Research out of the University of Montreal and that was recently published in Pediatrics explored the link between genetics and sleep duration in children from ages six months to two years. The research team examined both daytime and nighttime sleep duration using statistics from pairs of twins and found that both nature and nurture account for nearly equal influence when it comes to children’s sleep duration.
The research is based on data obtained from the Quebec Newborn Twin Study via records at the Quebec Statistics Institute. The team analyzed 405 identical twins and 568 fraternal twins, evaluating sleep duration reported for children aged 6, 18, 30, and 48 months.
They worked to discover how much of the variations in the children’s sleep was from genetic factors and how much was from environmental factors.
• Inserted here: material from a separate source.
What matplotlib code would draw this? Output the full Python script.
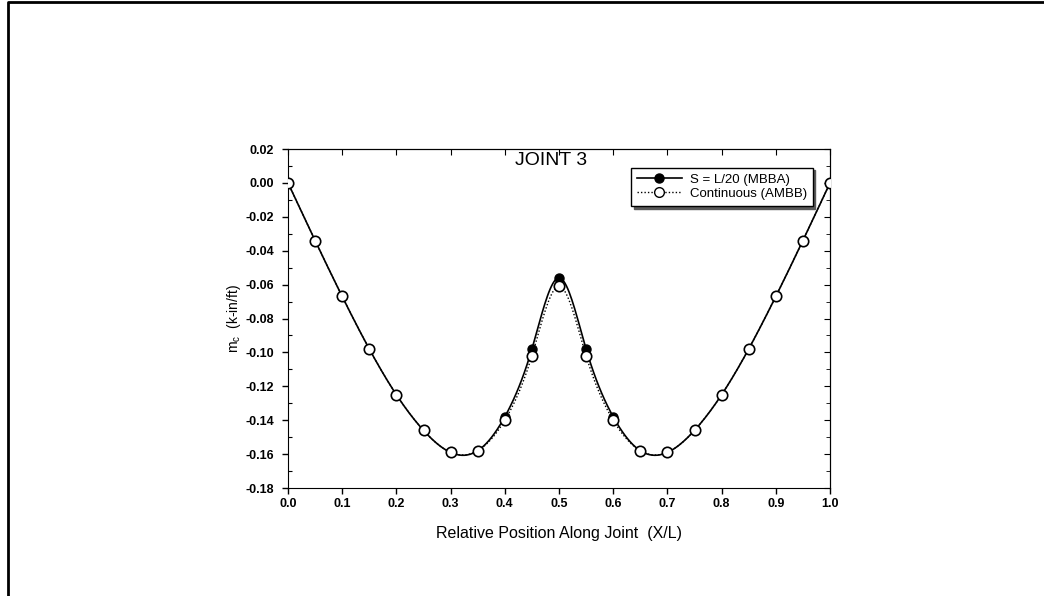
import numpy as np
import matplotlib.pyplot as plt
from matplotlib.lines import Line2D
from matplotlib.ticker import MultipleLocator

plt.rcParams['font.family'] = ['Liberation Sans', 'DejaVu Sans']

# Данные (отсчитаны с графика)
x_pos = [0.00, 0.05, 0.10, 0.15, 0.20, 0.25, 0.30, 0.35, 0.40, 0.45, 0.50,
         0.55, 0.60, 0.65, 0.70, 0.75, 0.80, 0.85, 0.90, 0.95, 1.00]
mc_mbba = [0.000, -0.034, -0.067, -0.098, -0.125, -0.146, -0.159, -0.158,
           -0.138, -0.098, -0.056, -0.098, -0.138, -0.158, -0.159, -0.146,
           -0.125, -0.098, -0.067, -0.034, 0.000]
mc_ambb = [0.000, -0.034, -0.067, -0.098, -0.125, -0.146, -0.159, -0.158,
           -0.140, -0.102, -0.061, -0.102, -0.140, -0.158, -0.159, -0.146,
           -0.125, -0.098, -0.067, -0.034, 0.000]
x_ticks = [0.0, 0.1, 0.2, 0.3, 0.4, 0.5, 0.6, 0.7, 0.8, 0.9, 1.0]
y_ticks = [0.02, 0.00, -0.02, -0.04, -0.06, -0.08, -0.10, -0.12, -0.14, -0.16, -0.18]


def smooth(xs, ys, n=400):
    # натуральный кубический сплайн, только для отрисовки кривой
    xs = np.asarray(xs, float)
    ys = np.asarray(ys, float)
    m = len(xs)
    h = np.diff(xs)
    A = np.zeros((m, m))
    b = np.zeros(m)
    A[0, 0] = A[-1, -1] = 1
    for i in range(1, m - 1):
        A[i, i - 1] = h[i - 1]
        A[i, i] = 2 * (h[i - 1] + h[i])
        A[i, i + 1] = h[i]
        b[i] = 6 * ((ys[i + 1] - ys[i]) / h[i] - (ys[i] - ys[i - 1]) / h[i - 1])
    M = np.linalg.solve(A, b)
    xx = np.linspace(xs[0], xs[-1], n)
    k = np.clip(np.searchsorted(xs, xx) - 1, 0, m - 2)
    t0 = xs[k + 1] - xx
    t1 = xx - xs[k]
    hk = h[k]
    yy = (M[k] * t0**3 + M[k + 1] * t1**3) / (6 * hk) \
        + (ys[k] / hk - M[k] * hk / 6) * t0 + (ys[k + 1] / hk - M[k + 1] * hk / 6) * t1
    return xx, yy


fig = plt.figure(figsize=(10.44, 5.96), dpi=100)
ax = fig.add_axes([288 / 1044, 1 - 488 / 596, (830 - 288) / 1044, (488 - 149) / 596])

xs1, ys1 = smooth(x_pos, mc_mbba)
xs2, ys2 = smooth(x_pos, mc_ambb)
ax.plot(xs1, ys1, color='black', lw=1.2, zorder=2)
ax.plot(xs2, ys2, color='black', lw=1.0, ls=(0, (1, 1.5)), zorder=2)
ax.plot(x_pos, mc_mbba, 'o', color='black', ms=6.5, zorder=3)
ax.plot(x_pos, mc_ambb, 'o', mfc='white', mec='black', mew=1.2, ms=7.5, zorder=4)

# Легенда
h1 = Line2D([], [], marker='o', color='black', ms=6.5, lw=1.2)
h2 = Line2D([], [], marker='o', ls=(0, (1, 1.5)), color='black', mfc='white', mew=1.0, ms=7, lw=1.0)
leg = ax.legend([h1, h2], ['S = L/20 (MBBA)', 'Continuous (AMBB)'],
                loc='upper right', bbox_to_anchor=(0.968, 0.945), fontsize=9.5,
                fancybox=False, shadow={'color': '0.35', 'alpha': 1}, framealpha=1,
                edgecolor='black', handlelength=3.4, handletextpad=0.6,
                borderpad=0.45, labelspacing=0.15, borderaxespad=0)
leg.get_frame().set_linewidth(1.0)

ax.text(0.485, 0.0132, 'JOINT 3', fontsize=14, ha='center', va='center')

ax.set_xlim(0, 1.0)
ax.set_ylim(-0.18, 0.02)
ax.set_xticks(x_ticks)
ax.set_xticklabels(['%.1f' % v for v in x_ticks], fontweight='bold')
ax.set_yticks(y_ticks)
ax.set_yticklabels(['%.2f' % v for v in y_ticks], fontweight='bold')
ax.yaxis.set_minor_locator(MultipleLocator(0.01))
ax.tick_params(which='major', direction='out', length=4, width=1, labelsize=9)
ax.tick_params(axis='x', pad=3)
ax.tick_params(axis='y', pad=6)
ax.tick_params(axis='y', which='minor', direction='in', length=3, width=0.8)

ax2 = ax.secondary_yaxis('right')
ax2.set_yticks(y_ticks)
ax2.yaxis.set_minor_locator(MultipleLocator(0.01))
ax2.tick_params(which='both', direction='in', length=4, labelright=False)
ax2.tick_params(which='minor', length=3)
ax3 = ax.secondary_xaxis('top')
ax3.set_xticks(x_ticks)
ax3.tick_params(direction='in', length=4, labeltop=False)

ax.set_xlabel('Relative Position Along Joint  (X/L)', fontsize=11.5, labelpad=12)
ax.set_ylabel('m$_\\mathregular{c}$  (k-in/ft)', fontsize=10, labelpad=2)

# рамка сверху и слева
fig.add_artist(Line2D([8 / 1044, 8 / 1044, 1.0], [0.0, 1 - 2 / 596, 1 - 2 / 596],
                      transform=fig.transFigure, color='black', lw=2))

fig.savefig('out.png', dpi=100)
The results showed that genetics accounted for between 47 to 58 percent of night-time sleep duration and that the majority of children slept continuously for 10 or 11 hours at night.
However, the researchers also scrutinized daytime sleep duration patterns—napping specifically—where they found that environmental factors played a much bigger role. Environmental influences became increasingly important to the length of daytime naps as children aged, accounting for 33% of nap duration at 18 months, 48% at 30 months, and 79% at two years. Nap duration slowly decreases as children age, but only 4% of children had stopped taking naps altogether by age two.
This is the first study revealing information about the question of nature versus nurture in sleep duration. Genetic factors had the biggest impact on nighttime sleep duration, while daytime sleep duration is more likely to be influenced by the environment. The effects of environmental factors increase at 18 months.